Los surrealistas
afirmaban que la poesía no se movía ni en bosques penumbrosos ni se disfrutaba
en sentimentales evocaciones, sino que estaba
en la calle. Esa afirmación era también una consigna revolucionaria: que el
arte triunfara sobre las miserias de la vida dependía de su traslado a la
calle, o más exactamente, no es que la poesía invadiera el espacio urbano sino
que había que transformar este en poesía para que las cosas comenzaran a
cambiar de verdad.
De lo que no hay duda
es que lo que todavía, hoy, atraviesa a
placer nuestras calles son las prisas neuróticas, las miradas salvajes y
anónimas, como diría Unamuno, y la permanente e ineludible grisura
del asfalto.
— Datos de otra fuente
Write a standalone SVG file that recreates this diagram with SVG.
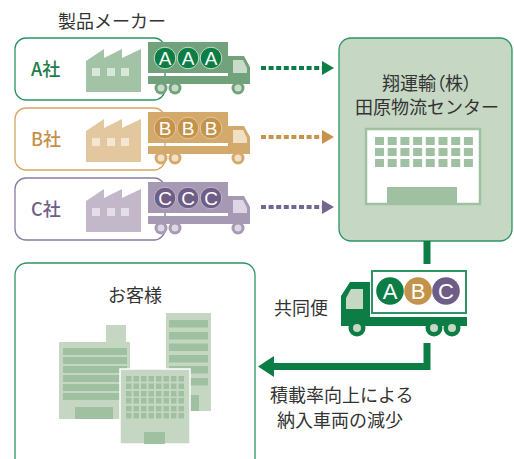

Precisamente que sobre este, sobre el duro y polvoriento asfalto,
se hayan impreso por las calles oriolanas, versos hernandianos, no funciona
solo como recordatorio de en qué ciudad estamos, sino como estimulante relax de
la imaginación y breve acicate de la esperanza a plena luz del día.
Para el caminante
cabizbajo y solitario, para el convertido en autómata adornado con el
imprescindible utillaje tecnológico de auriculares y demás, o para el adicto al
irremediable móvil, encontrarse de pronto con un enunciado tan ajeno a toda
alienación, sorprende y acaricia las rigideces urbanitas del intelecto.
Los versos de Miguel Hernández
surcan los pasos de cebra de la ciudad como una onda reflexiva y fraterna, como
un súbito mensaje de harmonía y grata intelección. El duro asfalto deja de
serlo para convertirse en blando soporte de la palabra más universal: la de la
poesía. Enhorabuena a los diseñadores del fenómeno.